● Work required: Starting at the top of the entries below, write out each line up to and including the one containing "d_green = d_common". Leave the pictures out.

■ ■ ■ ■ ■

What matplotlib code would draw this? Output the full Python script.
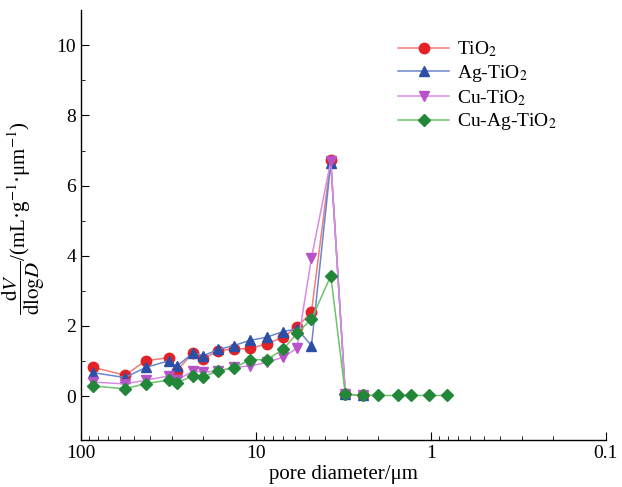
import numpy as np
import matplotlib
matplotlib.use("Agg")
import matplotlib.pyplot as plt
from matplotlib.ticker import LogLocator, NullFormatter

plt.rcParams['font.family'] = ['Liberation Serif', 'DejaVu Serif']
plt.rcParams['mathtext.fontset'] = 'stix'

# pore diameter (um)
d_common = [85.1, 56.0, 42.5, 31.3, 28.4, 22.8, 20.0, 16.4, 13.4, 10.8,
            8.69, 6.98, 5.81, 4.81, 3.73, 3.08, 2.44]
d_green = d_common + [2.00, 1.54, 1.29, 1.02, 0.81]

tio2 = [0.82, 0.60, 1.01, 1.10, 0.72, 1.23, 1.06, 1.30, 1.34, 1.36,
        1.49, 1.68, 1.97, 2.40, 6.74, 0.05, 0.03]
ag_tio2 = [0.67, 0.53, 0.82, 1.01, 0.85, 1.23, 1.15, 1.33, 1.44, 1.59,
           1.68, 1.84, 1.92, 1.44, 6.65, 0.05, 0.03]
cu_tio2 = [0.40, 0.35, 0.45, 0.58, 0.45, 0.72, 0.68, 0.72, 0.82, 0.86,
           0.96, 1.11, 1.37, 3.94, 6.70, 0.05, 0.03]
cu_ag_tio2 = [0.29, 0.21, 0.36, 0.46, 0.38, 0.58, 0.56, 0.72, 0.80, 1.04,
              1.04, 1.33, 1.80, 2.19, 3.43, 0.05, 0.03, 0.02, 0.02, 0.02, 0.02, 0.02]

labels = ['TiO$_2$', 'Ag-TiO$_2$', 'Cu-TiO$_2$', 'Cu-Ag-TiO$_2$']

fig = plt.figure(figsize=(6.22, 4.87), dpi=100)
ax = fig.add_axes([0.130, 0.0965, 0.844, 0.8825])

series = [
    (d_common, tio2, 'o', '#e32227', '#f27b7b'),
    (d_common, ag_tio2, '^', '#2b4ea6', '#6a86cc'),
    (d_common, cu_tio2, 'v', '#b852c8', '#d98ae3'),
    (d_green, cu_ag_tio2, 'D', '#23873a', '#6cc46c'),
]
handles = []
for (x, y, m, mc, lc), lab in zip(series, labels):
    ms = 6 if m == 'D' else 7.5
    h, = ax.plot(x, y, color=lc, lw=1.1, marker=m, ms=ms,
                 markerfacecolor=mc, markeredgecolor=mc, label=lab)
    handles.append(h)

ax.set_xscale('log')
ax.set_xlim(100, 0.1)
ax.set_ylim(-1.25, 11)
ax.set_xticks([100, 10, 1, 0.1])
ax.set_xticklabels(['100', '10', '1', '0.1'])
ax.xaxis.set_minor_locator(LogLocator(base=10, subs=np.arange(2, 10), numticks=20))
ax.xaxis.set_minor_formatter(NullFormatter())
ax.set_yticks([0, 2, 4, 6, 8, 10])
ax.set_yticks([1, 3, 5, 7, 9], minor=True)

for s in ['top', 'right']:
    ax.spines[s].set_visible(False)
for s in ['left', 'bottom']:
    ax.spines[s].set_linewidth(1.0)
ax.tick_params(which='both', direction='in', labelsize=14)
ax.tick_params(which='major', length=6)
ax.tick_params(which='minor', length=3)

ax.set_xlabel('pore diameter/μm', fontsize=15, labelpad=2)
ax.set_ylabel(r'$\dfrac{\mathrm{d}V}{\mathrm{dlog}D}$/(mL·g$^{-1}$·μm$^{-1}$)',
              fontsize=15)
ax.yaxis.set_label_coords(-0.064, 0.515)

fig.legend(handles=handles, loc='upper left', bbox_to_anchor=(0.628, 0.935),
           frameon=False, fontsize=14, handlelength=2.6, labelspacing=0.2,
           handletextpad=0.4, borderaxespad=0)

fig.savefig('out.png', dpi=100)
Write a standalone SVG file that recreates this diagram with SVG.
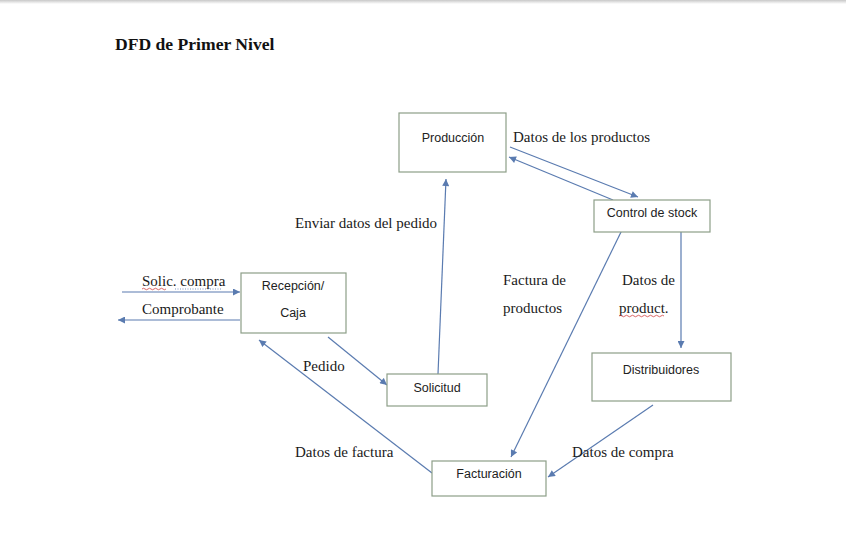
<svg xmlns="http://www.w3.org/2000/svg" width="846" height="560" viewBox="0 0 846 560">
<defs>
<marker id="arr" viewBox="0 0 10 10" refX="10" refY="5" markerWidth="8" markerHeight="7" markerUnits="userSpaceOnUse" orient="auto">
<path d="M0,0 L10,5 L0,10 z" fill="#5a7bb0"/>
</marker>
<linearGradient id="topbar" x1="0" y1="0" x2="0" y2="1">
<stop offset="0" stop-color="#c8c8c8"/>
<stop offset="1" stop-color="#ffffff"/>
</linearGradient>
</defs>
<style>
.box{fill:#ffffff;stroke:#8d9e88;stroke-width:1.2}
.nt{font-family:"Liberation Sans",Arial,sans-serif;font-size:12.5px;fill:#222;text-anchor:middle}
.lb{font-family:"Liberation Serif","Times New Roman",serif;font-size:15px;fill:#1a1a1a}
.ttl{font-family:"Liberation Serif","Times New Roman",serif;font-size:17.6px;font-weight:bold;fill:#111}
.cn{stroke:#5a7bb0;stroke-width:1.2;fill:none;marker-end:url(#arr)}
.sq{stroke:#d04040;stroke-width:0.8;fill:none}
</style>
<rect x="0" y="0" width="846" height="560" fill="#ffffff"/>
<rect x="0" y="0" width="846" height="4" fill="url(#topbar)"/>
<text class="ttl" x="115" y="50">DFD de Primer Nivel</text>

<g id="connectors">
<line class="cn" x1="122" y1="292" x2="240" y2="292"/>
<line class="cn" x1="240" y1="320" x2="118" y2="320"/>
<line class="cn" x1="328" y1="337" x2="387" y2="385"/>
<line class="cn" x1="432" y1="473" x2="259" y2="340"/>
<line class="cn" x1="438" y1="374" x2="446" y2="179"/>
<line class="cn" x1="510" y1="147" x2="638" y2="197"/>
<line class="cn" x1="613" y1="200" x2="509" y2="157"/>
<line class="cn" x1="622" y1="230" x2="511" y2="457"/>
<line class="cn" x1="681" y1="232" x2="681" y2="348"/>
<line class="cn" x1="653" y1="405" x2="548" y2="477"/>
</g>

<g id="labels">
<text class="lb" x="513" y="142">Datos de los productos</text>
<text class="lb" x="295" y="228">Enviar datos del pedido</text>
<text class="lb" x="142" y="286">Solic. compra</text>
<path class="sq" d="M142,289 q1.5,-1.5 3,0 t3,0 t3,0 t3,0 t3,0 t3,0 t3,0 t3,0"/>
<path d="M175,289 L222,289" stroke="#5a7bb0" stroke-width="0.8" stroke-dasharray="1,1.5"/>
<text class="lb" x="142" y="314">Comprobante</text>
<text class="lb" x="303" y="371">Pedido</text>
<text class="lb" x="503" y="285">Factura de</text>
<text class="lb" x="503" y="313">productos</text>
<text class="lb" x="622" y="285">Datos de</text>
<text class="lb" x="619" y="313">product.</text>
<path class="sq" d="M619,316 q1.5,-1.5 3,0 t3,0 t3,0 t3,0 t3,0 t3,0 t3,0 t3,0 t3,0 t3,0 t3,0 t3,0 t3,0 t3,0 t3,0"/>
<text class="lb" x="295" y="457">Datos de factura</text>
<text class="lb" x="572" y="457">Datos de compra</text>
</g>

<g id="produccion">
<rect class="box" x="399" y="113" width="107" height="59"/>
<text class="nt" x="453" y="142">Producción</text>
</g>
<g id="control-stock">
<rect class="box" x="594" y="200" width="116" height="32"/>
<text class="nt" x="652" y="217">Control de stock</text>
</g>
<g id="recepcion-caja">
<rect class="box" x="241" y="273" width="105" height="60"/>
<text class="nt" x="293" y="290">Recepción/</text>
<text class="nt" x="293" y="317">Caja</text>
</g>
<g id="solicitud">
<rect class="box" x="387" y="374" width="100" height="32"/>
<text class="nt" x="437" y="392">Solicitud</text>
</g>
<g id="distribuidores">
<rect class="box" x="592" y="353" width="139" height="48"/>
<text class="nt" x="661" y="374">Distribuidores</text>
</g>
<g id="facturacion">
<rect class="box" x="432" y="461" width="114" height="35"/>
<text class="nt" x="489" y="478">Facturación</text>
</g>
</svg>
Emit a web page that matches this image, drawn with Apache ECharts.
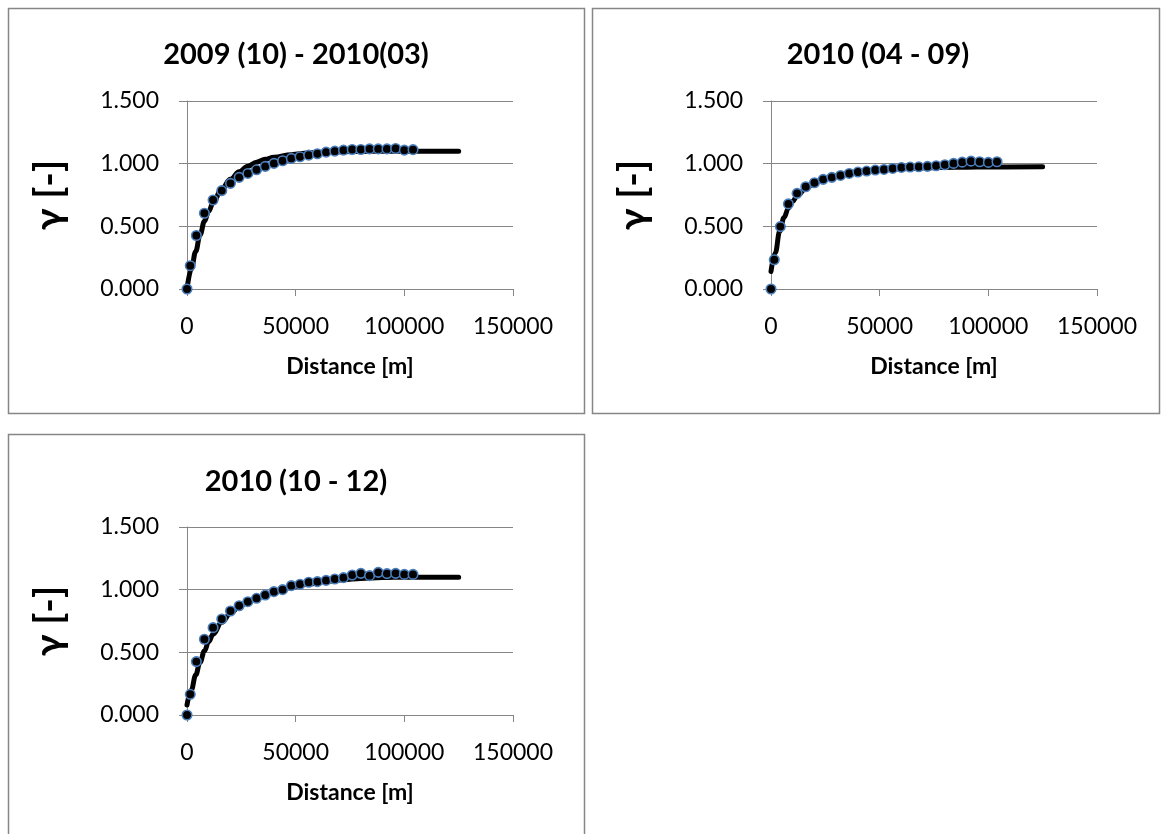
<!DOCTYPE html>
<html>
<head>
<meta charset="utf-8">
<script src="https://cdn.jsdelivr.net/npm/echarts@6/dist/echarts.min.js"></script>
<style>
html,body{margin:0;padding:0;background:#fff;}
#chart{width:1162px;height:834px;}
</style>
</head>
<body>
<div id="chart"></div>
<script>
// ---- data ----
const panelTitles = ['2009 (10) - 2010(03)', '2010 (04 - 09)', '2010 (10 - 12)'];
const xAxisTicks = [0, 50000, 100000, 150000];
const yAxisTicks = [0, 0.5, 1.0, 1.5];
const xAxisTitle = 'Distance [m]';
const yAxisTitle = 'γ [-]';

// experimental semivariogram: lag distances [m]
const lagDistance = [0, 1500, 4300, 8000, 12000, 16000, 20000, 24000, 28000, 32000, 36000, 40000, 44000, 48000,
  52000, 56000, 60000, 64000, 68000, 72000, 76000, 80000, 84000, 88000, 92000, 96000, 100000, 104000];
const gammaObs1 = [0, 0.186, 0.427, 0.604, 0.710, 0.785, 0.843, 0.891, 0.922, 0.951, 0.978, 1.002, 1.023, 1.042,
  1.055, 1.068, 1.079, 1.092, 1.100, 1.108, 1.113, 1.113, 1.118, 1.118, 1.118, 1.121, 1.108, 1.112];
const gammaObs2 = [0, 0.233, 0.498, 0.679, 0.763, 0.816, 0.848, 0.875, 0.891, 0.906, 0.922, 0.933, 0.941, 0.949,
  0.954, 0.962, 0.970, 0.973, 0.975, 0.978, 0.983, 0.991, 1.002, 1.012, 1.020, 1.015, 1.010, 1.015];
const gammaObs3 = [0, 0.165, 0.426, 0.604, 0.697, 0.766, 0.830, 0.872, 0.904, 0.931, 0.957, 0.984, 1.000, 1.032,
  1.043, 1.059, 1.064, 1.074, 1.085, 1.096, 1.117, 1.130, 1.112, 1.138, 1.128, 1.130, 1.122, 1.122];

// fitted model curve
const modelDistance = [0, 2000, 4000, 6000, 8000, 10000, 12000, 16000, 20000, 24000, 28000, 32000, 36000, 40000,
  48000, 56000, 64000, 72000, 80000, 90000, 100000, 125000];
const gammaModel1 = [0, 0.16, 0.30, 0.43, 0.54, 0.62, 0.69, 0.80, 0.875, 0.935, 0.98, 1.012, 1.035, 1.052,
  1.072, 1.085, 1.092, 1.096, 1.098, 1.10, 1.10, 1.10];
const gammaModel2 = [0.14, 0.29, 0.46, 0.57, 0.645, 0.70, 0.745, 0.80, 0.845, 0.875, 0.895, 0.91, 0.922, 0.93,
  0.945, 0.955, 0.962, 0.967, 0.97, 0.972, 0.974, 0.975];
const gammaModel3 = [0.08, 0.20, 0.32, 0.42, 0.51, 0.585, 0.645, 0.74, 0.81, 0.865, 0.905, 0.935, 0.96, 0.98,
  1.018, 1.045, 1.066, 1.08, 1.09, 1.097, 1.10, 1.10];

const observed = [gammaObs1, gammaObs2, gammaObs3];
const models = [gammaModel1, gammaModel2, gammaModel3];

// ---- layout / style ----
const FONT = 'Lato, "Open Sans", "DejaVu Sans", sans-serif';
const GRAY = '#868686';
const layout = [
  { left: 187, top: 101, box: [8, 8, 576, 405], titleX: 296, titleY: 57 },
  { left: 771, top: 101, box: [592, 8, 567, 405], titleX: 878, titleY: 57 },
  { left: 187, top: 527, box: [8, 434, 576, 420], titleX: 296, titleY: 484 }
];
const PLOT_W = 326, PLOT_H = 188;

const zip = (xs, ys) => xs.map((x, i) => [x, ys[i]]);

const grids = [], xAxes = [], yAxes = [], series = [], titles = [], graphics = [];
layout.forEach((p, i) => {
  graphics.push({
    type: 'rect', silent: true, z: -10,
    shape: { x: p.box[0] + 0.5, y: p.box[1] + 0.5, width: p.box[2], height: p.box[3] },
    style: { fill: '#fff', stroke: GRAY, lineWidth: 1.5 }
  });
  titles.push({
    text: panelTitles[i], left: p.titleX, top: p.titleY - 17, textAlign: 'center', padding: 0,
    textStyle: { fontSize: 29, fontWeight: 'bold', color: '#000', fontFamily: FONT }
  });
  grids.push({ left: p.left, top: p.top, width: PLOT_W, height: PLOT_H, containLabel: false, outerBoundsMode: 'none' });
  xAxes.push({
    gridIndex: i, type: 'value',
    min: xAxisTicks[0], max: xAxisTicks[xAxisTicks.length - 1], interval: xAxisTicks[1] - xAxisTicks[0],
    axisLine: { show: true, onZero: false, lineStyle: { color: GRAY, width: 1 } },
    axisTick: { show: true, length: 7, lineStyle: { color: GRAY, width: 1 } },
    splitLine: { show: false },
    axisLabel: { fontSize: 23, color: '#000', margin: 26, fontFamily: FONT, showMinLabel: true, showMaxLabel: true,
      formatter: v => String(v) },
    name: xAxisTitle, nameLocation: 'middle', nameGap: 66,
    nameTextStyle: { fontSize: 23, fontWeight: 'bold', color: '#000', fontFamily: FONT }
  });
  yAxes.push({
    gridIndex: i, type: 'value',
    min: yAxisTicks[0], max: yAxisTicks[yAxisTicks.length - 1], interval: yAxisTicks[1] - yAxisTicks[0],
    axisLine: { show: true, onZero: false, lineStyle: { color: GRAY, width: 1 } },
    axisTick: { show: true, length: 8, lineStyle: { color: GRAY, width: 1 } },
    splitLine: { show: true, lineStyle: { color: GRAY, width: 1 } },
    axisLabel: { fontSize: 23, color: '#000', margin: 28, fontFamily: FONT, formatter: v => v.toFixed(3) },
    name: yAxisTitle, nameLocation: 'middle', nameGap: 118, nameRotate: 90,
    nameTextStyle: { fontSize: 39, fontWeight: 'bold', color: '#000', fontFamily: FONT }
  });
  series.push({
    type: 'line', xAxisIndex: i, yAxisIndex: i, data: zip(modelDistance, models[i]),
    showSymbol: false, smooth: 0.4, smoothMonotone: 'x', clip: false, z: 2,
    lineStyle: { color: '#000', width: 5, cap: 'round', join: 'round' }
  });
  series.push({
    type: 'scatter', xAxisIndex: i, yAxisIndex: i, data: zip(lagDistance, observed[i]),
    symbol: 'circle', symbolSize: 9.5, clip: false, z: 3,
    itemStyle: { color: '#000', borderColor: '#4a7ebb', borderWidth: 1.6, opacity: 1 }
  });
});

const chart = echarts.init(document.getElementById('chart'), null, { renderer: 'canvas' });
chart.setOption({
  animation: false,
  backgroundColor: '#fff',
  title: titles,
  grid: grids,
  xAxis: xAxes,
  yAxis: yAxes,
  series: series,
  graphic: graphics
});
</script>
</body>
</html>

■ ■ ■ ■ ■

● Task result:
What matplotlib code would draw this? Output the full Python script.
import numpy as np
import matplotlib
matplotlib.use("Agg")
import matplotlib.pyplot as plt
from matplotlib.ticker import LogLocator, NullFormatter

plt.rcParams['font.family'] = ['Liberation Serif', 'DejaVu Serif']
plt.rcParams['mathtext.fontset'] = 'stix'

# pore diameter (um)
d_common = [85.1, 56.0, 42.5, 31.3, 28.4, 22.8, 20.0, 16.4, 13.4, 10.8,
            8.69, 6.98, 5.81, 4.81, 3.73, 3.08, 2.44]
d_green = d_common + [2.00, 1.54, 1.29, 1.02, 0.81]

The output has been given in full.